いちめんのたんぽぽ畑に呆けていたい結婚を一人でしたい 北山あさひ
この短歌が収められている連作のタイトルは「グッドラック廃屋」。「グッドラック廃屋」ってどういう意味なんだろうって考えたときに、ふたつの意味合いが出てくるんじゃないかと思う。
ひとつは、グッドラックは別れの言葉なので「廃屋」に対してなにか別れなり見切りをつけようとしていること。もうひとつは、グッドラックは相手の幸運を祈る言葉なので、〈これから〉の「廃屋」の未来になんらかの期待をもっていること。
「廃屋」ではなくて「廃墟」についてだが、社会学者のジンメルがこんなことを言っている。
建築における廃墟はしかし、次のようなことを意味している。つまり芸術作品の、消えてしまったりこぼれたりした所に、他の、とはすなわち自然のエネルギーと形が後を追ってはびこり、かくして、廃墟のうちでまだ生きている芸術と、すでに生きている自然とから、新しい全体、独特な統一が生まれる、ということである。…言い方をかえれば、廃墟の魅力とは、人工がついには自然の産物のように感受されるということである。
(ゲオルク・ジンメル、川村二郎訳「廃墟」『ジンメル・エッセイ集』平凡社ライブラリー、1999年)

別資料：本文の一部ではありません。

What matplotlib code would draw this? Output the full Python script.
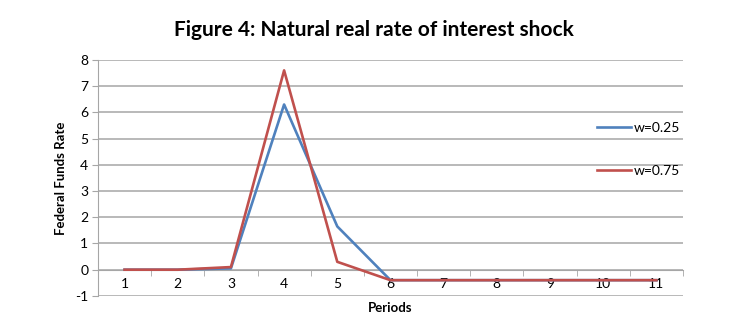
import matplotlib.pyplot as plt

# Data
periods = [1, 2, 3, 4, 5, 6, 7, 8, 9, 10, 11]
w025 = [0.0, 0.0, 0.05, 6.3, 1.65, -0.4, -0.4, -0.4, -0.4, -0.4, -0.4]
w075 = [0.0, 0.0, 0.1, 7.6, 0.3, -0.4, -0.4, -0.4, -0.4, -0.4, -0.4]
yticks = [-1, 0, 1, 2, 3, 4, 5, 6, 7, 8]

plt.rcParams['font.family'] = ['Lato', 'DejaVu Sans']
plt.rcParams['axes.unicode_minus'] = False

fig = plt.figure(figsize=(7.48, 3.31), dpi=100)
ax = fig.add_axes([0.131, 0.106, 0.782, 0.713])

ax.plot(periods, w025, color='#4F81BD', lw=1.9, label='w=0.25', zorder=3)
ax.plot(periods, w075, color='#C0504D', lw=1.9, label='w=0.75', zorder=3)

ax.set_xlim(0.5, 11.5)
ax.set_ylim(-1, 8)
ax.set_yticks(yticks)
ax.yaxis.grid(True, color='#a6a6a6', lw=1.1)
ax.set_axisbelow(True)

# category axis crosses at zero, tick marks between categories
ax.spines['bottom'].set_position(('data', 0))
ax.spines['bottom'].set_color('#a6a6a6')
ax.spines['left'].set_color('#a6a6a6')
ax.spines['top'].set_visible(False)
ax.spines['right'].set_visible(False)
ax.set_xticks(periods)
ax.set_xticks([p + 0.5 for p in periods[:-1]] + [0.5, 11.5], minor=True)
ax.tick_params(axis='x', which='major', length=0, pad=6, labelsize=10)
ax.tick_params(axis='x', which='minor', length=4, color='#a6a6a6', direction='out')
ax.tick_params(axis='y', length=4, color='#a6a6a6', labelsize=10, pad=3)

ax.set_ylabel('Federal Funds Rate', fontsize=9.5, fontweight='bold', labelpad=6)
ax.text(0.5, -0.025, 'Periods', transform=ax.transAxes, ha='center', va='top',
        fontsize=9.5, fontweight='bold')

fig.suptitle('Figure 4: Natural real rate of interest shock', fontsize=15,
             fontweight='bold', x=0.5, y=0.94)

ax.legend(loc='upper right', bbox_to_anchor=(1.016, 0.79), frameon=False,
          fontsize=10, handlelength=2.4, handletextpad=0.2, labelspacing=2.2)

fig.savefig('out.png', dpi=100)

「人工」と「自然」が「独特な統一」をなしとげること。ジンメルは荒廃した建築物としての「廃墟」について述べていたが北山さんのタイトルは荒れ果てた家屋である「廃屋」だ。
「廃屋」は「廃墟」よりももっと《家》の荒廃にピントを絞った言い方であり、ここに掲出歌の「結婚」の意味が重なってくるように思う。
「法規範によって認められ維持される男女の性的結合関係」である「結婚」は〈人工物〉であり、〈自然物〉ではない。だからこそ〈ふたり〉でたゆまぬ努力をしないと、それは〈廃屋〉化するものだ。しかしこの歌の驚くべきところは、その「結婚」に対して「結婚を一人でしたい」と積極的に〈廃屋〉化させるベクトルを持っていることだ。
「一人で生きたい。結婚したくない」と結婚そのものを投げ出したわけではない。「結婚」は「したい」と言っている。しかし「一人で」。これは〈結婚〉そのものの積極的〈廃屋〉化ではないか。
言うなればここにあるのは〈廃屋の感性〉である。この社会では一人で結婚することは許されていない。というよりもそう考えるひとは〈壊れている〉ひとだと疎外されるだろう。語り手もそのことを知っている。それは「いちめんのたんぽぽ畑」で「呆け」たひとがいう発話なのだと。
だからどのみちそれが不可能なことに気がついている。それを思ったしゅんかんがただちに〈廃屋〉であることを。すなわち、「グッドラック廃屋(ごきげんよう廃屋)」と。それがこの社会で生きていくことだから。
でもどこかでその「廃屋」的感性の行く末についても願いを込めている。「結婚を一人でし」てもいいような、〈結婚〉という概念が〈廃屋〉化することが受容される社会の未来を。「グッドラック廃屋(廃屋に幸あれ)」と。
これから社会や未来がどのように動いていくかは、わからない。でも〈廃屋的感性〉だけがみつめることのできる〈社会のこれから〉がある。
廃墟の美的な価値は、釣り合いの取りようもないもの、一人角力でもがいている魂の永遠の転変を、満ち足りた形、くっきりと縁取られた芸術作品の形と結びつけた所にある。
(ジンメル「廃墟」前掲)
人工物と自然物がぶつかりあった「結婚を一人でしたい」という「永遠の転変」としての〈廃屋〉的感性を短歌として「形」象化したこと。
「グッドラック廃屋」は、決して廃屋の挽歌ではない。廃屋の〈これから〉が込められた歌なのだ。不思議なことだが、この歌をとおしてこういうしかない。廃屋は、いつも、未来にある。